Using the listing below, give again exactly the lines from the line with "Generate a Python" to the line with "import pandas as pd", inclusive, without the pictures.

------------

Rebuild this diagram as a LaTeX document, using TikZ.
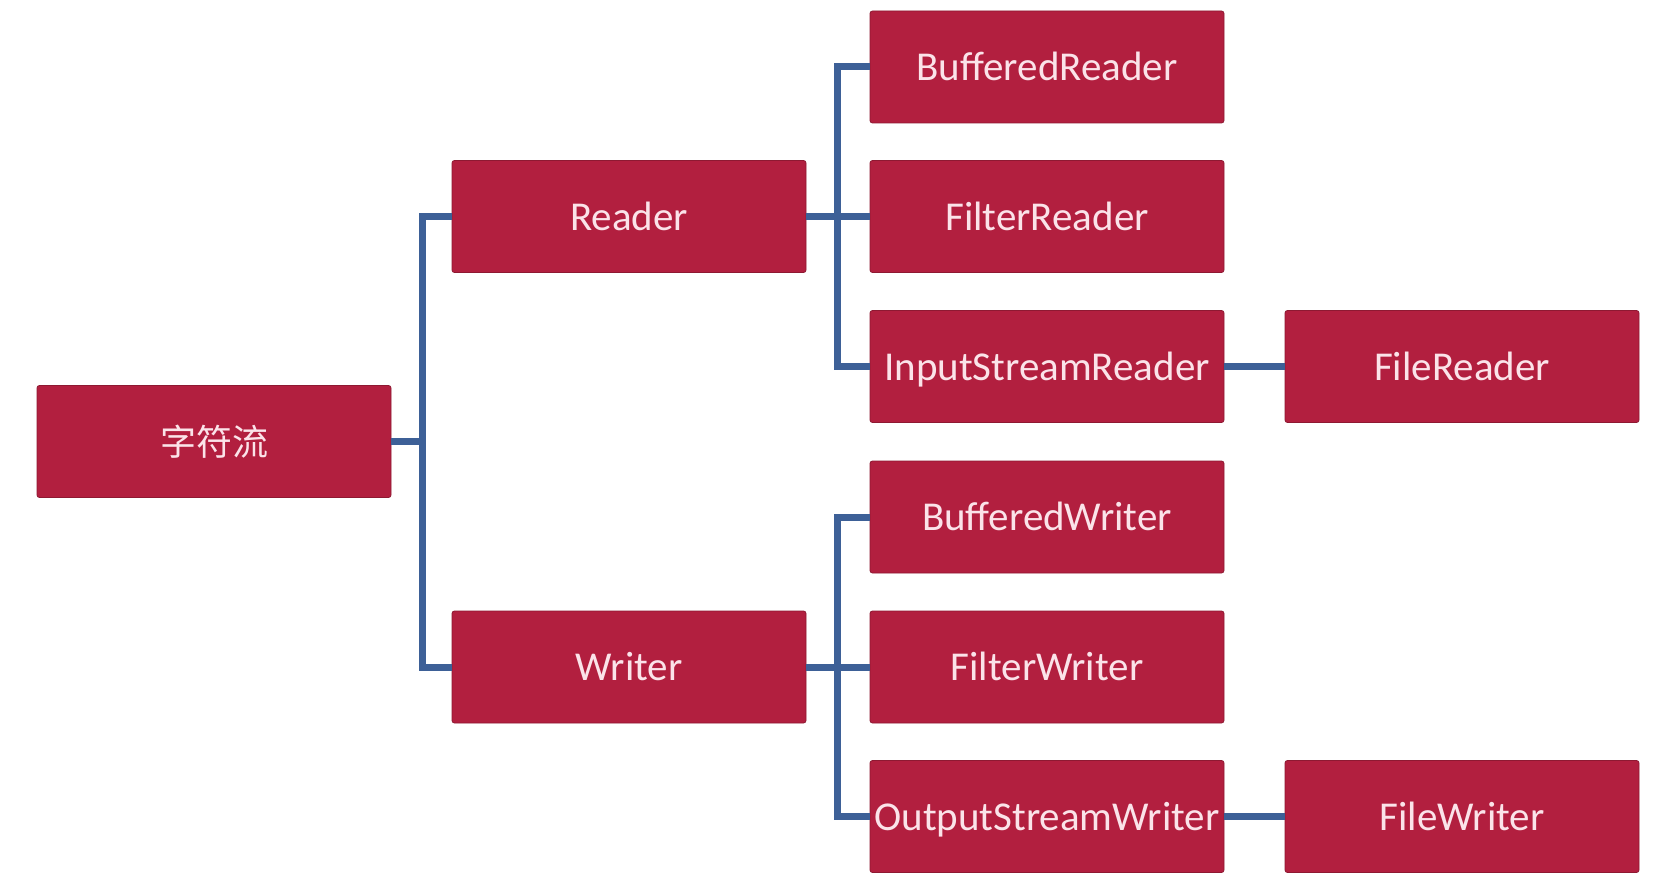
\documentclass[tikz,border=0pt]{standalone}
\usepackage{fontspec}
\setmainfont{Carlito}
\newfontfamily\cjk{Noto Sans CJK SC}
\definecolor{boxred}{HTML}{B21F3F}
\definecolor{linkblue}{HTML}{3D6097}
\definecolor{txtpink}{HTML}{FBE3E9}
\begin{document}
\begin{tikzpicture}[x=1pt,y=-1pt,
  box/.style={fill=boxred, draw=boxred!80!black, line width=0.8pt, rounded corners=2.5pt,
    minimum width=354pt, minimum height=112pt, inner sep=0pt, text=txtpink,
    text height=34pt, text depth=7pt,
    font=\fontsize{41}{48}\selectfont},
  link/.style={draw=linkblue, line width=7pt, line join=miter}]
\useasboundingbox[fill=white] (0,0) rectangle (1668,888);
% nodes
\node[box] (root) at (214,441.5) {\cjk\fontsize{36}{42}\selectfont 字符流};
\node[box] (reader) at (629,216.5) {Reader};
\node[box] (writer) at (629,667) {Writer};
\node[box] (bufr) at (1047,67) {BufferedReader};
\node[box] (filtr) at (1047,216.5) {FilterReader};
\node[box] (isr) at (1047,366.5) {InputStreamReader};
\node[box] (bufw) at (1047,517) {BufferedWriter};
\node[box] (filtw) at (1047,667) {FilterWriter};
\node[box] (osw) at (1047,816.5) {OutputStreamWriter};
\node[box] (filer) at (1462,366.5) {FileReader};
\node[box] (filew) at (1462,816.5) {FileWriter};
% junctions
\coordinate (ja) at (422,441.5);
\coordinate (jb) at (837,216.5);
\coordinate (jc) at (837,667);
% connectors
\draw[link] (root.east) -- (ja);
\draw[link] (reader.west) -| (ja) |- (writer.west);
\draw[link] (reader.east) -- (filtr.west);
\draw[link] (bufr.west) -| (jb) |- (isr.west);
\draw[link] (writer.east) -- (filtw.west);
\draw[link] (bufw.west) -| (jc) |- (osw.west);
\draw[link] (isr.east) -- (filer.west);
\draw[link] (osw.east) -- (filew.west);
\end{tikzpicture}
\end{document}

------------

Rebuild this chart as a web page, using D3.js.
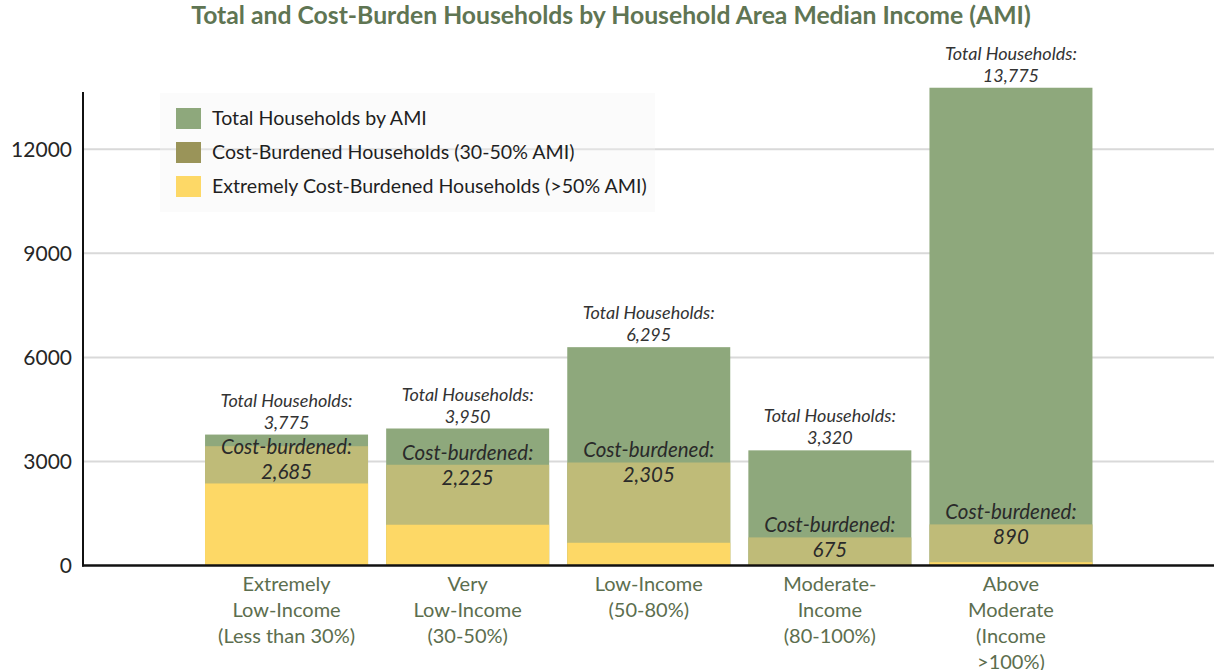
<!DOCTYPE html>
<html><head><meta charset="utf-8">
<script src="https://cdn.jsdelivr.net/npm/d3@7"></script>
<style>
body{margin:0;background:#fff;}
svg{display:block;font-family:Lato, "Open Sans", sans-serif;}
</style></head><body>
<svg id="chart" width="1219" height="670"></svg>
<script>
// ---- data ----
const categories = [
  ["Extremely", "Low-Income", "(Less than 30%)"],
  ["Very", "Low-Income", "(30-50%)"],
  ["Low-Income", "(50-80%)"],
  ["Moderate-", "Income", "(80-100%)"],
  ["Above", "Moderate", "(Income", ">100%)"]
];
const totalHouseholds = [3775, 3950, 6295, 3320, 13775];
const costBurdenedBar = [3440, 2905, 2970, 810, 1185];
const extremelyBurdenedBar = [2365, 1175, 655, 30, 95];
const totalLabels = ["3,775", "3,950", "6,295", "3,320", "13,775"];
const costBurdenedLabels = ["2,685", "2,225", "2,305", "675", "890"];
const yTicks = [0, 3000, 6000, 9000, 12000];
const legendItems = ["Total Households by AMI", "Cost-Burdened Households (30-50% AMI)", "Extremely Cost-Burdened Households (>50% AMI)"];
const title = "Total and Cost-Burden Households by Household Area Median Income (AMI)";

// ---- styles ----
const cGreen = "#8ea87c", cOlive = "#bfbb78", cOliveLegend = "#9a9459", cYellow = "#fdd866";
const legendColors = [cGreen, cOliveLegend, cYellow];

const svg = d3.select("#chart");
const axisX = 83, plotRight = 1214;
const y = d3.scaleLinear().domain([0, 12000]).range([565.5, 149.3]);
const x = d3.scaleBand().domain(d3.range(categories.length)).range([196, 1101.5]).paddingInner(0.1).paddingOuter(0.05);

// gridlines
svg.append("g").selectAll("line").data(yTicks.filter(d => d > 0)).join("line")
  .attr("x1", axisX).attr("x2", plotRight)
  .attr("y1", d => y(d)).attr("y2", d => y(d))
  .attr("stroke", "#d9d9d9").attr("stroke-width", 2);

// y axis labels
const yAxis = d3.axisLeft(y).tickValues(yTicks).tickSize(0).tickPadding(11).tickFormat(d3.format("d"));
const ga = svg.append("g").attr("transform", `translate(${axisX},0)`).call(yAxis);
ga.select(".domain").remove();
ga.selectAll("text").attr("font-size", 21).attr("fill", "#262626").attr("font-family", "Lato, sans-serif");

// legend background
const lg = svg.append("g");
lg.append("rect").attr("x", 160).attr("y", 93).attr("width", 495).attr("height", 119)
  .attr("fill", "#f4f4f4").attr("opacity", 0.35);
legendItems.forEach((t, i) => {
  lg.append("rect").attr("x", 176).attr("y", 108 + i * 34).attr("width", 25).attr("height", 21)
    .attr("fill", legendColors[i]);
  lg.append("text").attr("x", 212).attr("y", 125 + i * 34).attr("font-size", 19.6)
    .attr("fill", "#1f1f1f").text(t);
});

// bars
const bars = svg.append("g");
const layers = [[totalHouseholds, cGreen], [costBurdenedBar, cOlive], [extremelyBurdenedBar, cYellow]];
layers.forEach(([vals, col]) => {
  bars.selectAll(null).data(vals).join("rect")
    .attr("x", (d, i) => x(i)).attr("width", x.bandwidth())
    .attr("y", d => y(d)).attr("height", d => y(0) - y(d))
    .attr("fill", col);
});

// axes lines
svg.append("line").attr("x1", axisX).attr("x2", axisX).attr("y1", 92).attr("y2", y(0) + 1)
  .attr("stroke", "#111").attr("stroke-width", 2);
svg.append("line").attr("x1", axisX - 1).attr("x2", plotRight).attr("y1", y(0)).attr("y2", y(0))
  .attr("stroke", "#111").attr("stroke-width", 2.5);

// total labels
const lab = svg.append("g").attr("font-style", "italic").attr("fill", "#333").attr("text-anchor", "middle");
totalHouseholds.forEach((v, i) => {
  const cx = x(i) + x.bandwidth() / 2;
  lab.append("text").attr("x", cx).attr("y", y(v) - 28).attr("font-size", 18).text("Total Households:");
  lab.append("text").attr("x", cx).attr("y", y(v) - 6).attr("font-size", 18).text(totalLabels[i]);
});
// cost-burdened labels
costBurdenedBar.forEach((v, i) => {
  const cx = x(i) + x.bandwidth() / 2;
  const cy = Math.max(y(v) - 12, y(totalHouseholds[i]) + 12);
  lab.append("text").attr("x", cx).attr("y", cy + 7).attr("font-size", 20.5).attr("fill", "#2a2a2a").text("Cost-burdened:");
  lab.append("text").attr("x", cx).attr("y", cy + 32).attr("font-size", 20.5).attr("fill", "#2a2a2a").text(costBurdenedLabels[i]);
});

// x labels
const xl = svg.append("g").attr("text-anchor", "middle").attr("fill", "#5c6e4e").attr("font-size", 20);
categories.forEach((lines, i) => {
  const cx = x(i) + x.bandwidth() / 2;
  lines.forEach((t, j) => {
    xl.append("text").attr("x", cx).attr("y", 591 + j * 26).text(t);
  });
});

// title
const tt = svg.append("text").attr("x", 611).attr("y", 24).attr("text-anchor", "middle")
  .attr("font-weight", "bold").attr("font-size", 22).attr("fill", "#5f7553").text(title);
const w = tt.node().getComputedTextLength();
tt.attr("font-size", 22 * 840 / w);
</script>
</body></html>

------------

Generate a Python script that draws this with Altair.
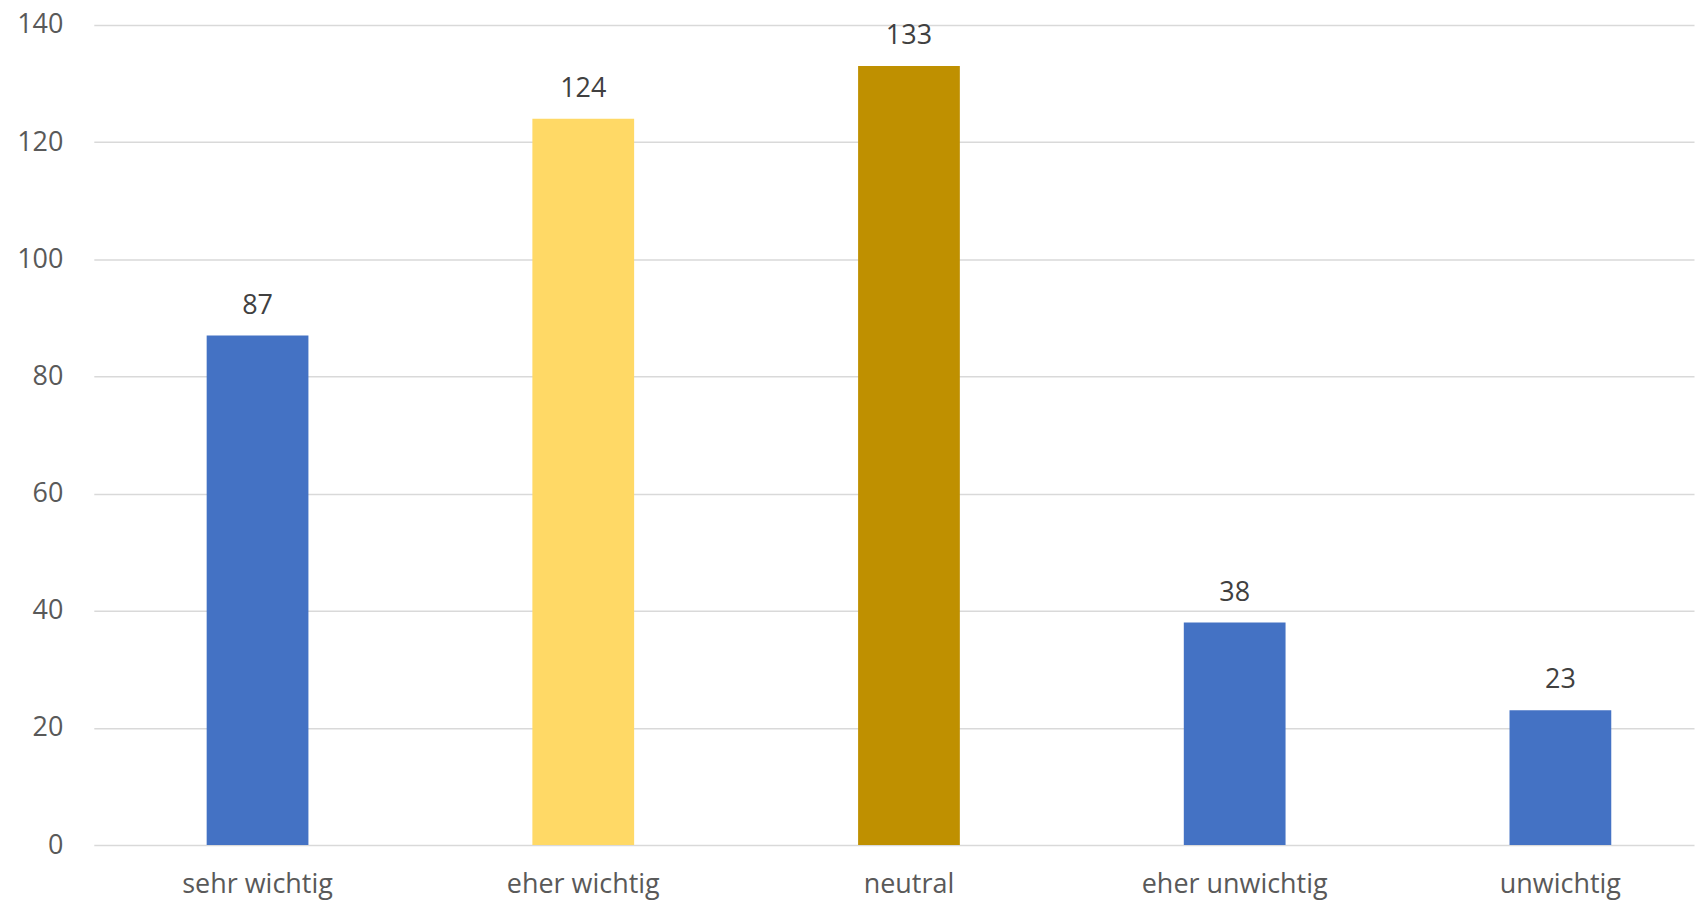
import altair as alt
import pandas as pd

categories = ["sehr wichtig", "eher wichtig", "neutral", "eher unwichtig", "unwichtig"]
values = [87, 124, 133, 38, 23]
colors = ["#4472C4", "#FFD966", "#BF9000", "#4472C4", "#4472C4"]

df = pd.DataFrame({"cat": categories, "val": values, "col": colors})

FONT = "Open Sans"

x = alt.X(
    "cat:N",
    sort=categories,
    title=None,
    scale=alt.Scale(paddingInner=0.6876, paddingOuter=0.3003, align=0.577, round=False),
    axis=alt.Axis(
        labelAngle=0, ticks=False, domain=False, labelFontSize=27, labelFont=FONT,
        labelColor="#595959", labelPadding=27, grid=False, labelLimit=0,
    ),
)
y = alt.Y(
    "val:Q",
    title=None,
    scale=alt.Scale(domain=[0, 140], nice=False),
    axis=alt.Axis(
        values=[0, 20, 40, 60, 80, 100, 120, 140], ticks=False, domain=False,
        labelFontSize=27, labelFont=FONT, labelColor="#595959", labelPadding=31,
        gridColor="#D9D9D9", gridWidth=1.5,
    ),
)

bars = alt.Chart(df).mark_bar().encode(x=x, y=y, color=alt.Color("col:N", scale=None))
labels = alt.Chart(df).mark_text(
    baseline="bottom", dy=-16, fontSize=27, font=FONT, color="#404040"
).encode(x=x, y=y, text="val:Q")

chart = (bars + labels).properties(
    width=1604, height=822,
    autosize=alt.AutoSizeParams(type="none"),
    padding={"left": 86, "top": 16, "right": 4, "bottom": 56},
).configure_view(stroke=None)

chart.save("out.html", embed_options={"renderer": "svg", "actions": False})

------------

## EXERCISE OUTPUT:
Generate a Python script that draws this with Altair.
import altair as alt
import pandas as pd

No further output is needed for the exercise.